James Axler – Bitter Fruit

“At once, Prince Boldt. But I thought she was going to do a scrying spell.”

A big man, wearing the same green homespun clothes as the group she’d seen earlier, stepped in front of Mildred. Without preamble he reached down for her and yanked her roughly upright again. He settled the chair on the floor with a thud.

Mildred spit into his face. If they hadn’t killed her yet, after she’d killed some of them, chances were they weren’t going to kill her for a while. She couldn’t get away, but she didn’t have to make it easy on them.

The big man roared in rage, swiping a big paw over his face. “You bitch! You’ll pay for that!” He drew back his hand.

“Bodb, leave her alone or suffer my wrath.” The words were delivered coldly.

Bodb hesitated, torn between the threat and his own rage. He straightened, then dropped his hand to the hilt of the broad-bladed knife sheathed at his waist. “Going to be another time, witch. And when there is, you’re going to go out cursing your mother for ever bearing you. I swear that by Lugh Silverhand’s eyes.”

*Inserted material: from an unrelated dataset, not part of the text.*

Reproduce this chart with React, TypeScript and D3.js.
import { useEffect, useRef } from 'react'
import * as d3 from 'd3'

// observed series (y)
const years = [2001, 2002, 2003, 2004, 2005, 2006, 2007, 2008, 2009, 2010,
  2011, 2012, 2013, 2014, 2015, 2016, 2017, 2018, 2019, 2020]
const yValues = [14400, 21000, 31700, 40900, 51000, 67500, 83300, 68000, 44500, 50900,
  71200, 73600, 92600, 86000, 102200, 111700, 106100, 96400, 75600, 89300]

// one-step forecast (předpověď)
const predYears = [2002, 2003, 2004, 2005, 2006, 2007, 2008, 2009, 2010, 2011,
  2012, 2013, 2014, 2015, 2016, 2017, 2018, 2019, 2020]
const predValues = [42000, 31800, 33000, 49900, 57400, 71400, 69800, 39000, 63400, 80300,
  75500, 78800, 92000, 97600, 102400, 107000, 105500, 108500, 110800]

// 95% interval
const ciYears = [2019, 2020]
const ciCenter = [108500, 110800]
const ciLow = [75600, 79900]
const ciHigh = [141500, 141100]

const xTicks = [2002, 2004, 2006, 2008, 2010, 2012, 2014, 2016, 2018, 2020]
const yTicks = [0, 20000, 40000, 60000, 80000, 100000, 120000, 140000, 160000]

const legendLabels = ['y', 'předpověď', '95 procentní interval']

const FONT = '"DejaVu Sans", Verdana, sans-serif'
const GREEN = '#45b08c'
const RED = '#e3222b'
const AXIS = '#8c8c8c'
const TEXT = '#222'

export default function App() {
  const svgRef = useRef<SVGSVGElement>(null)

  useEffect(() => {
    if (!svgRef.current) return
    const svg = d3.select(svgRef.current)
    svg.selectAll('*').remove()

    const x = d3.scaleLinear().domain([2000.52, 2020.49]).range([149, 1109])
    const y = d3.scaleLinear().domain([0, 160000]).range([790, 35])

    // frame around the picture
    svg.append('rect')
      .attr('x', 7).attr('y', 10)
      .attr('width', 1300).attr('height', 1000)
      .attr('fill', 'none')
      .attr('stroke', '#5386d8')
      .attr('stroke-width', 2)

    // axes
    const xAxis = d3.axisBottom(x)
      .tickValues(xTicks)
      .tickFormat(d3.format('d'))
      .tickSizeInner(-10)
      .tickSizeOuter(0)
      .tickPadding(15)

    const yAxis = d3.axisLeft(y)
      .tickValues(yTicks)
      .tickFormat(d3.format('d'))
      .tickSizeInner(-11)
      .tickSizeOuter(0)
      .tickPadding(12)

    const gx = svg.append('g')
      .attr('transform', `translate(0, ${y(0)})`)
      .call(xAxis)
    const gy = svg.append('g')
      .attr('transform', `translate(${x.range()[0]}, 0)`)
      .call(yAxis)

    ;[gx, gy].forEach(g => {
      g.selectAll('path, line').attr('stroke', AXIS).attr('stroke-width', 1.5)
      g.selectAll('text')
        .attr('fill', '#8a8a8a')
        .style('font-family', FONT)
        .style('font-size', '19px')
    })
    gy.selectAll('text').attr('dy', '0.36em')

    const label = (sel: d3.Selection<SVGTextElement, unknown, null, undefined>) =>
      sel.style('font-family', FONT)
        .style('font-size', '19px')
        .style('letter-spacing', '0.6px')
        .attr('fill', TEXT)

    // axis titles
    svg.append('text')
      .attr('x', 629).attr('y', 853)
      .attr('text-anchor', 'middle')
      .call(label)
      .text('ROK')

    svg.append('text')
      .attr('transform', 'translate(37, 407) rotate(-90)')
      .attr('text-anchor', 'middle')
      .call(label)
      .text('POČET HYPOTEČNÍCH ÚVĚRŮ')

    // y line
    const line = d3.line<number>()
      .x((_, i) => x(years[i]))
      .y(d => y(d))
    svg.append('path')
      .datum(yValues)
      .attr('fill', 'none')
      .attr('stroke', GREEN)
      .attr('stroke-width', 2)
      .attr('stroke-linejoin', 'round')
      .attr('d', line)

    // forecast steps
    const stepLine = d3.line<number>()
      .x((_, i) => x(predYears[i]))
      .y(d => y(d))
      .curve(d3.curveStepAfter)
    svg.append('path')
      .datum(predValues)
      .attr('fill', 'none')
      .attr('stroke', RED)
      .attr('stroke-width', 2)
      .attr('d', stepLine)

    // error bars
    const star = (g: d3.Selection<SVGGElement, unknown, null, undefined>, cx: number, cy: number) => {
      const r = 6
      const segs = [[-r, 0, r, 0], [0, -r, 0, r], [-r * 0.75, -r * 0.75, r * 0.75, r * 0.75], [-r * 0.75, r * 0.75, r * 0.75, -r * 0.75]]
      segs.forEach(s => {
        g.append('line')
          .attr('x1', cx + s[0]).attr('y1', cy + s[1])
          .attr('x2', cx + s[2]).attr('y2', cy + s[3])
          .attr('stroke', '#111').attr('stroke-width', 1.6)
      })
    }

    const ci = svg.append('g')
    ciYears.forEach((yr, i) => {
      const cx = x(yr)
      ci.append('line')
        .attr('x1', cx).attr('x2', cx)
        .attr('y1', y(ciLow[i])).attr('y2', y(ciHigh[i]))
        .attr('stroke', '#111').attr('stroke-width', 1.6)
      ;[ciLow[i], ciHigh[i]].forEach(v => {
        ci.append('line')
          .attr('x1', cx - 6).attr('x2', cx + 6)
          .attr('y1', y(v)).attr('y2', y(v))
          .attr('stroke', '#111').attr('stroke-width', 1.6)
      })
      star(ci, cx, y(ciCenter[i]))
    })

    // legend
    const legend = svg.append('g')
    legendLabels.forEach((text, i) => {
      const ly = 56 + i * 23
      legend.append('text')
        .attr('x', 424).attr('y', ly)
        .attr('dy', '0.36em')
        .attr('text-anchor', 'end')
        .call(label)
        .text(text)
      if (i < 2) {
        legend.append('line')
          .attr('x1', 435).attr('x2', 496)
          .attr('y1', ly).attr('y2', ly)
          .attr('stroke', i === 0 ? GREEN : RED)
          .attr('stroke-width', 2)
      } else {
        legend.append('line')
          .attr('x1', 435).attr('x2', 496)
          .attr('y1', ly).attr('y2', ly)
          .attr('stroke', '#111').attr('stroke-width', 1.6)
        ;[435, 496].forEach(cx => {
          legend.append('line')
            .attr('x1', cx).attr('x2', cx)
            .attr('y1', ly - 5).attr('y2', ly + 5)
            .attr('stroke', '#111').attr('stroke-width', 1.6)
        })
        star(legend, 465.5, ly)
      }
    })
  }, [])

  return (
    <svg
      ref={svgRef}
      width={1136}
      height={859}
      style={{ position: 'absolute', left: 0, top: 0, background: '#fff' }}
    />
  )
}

“Leave us,” the other man ordered.

The big man hesitated, then turned and stamped away.

Breathing in through her nose and releasing it through her mouth, Mildred made herself remain quiet. She didn’t try to look over her shoulder to see the other man.

Clothing rustled behind her, and the light from the glowing mold changed. “What makes you so certain we won’t kill you?” the man asked.

“The hell with you,” Mildred said. “You aren’t doing me any favors.”

“No? Without my intervention, Bodb would have had the head from your shoulders.”

“You saving me for yourself, then?”

“Your speech is pathetic. I had been expecting more from someone as trained as yourself.”

Mildred made herself relax in the chair. She’d have new bruises on her arms and legs where the ropes bound her. “Must be all the inspiration I got around me at the moment.”

“Do you know who I am?”

“Our buddy Bodb called you Prince, so if that isn’t your name, it must be a title. You take it for yourself, Prince? Didn’t like the idea of a barony?”

“I inherited the title,” the man said. “From my father. Along with his sacred mission.”

Mildred let that pass.

“So you don’t know who I am?”

“Let me guess,” Mildred said. “This isn’t Sherwood Forest.”

“No.”

“Means you aren’t Robin Hood or Errol Flynn.”

The man laughed sarcastically. “Nor even Douglas Fairbanks, Jr.”

That caught Mildred’s attention, causing her to fall silent. Not many would know the movie stars of the pre-dark age.

“That made you think, didn’t it, Mildred Wyeth?”

Mildred sat back in her chair, relaxing as much as she could. If the chance presented itself to take any action, she would. But until then, she needed to know where she stood in the present scheme of things.

“Yes,” Boldt said. “I know your name. And I know you were a doctor.”

The man stepped around in front of her. He was tall and lean, sallow in complexion, and looked like a poster child for a famine. His clothes were jeans and hiking boots, a sleeveless jade sweater over a yellow Oxford with the collar neatly buttoned down. His cape was a silvery material that reflected the weak light and seemed to glow from an inner source, hanging to the tops of the hiking boots. A crown wrapped around his head, gold braid intricately woven into various leaf shapes, sporting a large purple crystal that hung on his broad forehead between his eyes. He held a staff as tall as he was, the top of it forming an oval where the main body of the shaft split, then became one again, leaving an open space slightly over a foot in length and nearly that in breadth. Metal wires were worked into the polished wood, sometimes on top of the polished grain and sometimes just under it.

“You drugged me.” Mildred dragged her foot across the particles she’d spit out in the phlegm.

“There are some who call what I domagic.”

“I’m not one of them.” Mildred managed to spit out a small piece of something in her saliva. Her eyesight was better now, and she was able to see the porous cells in the piece. “Mushroom?”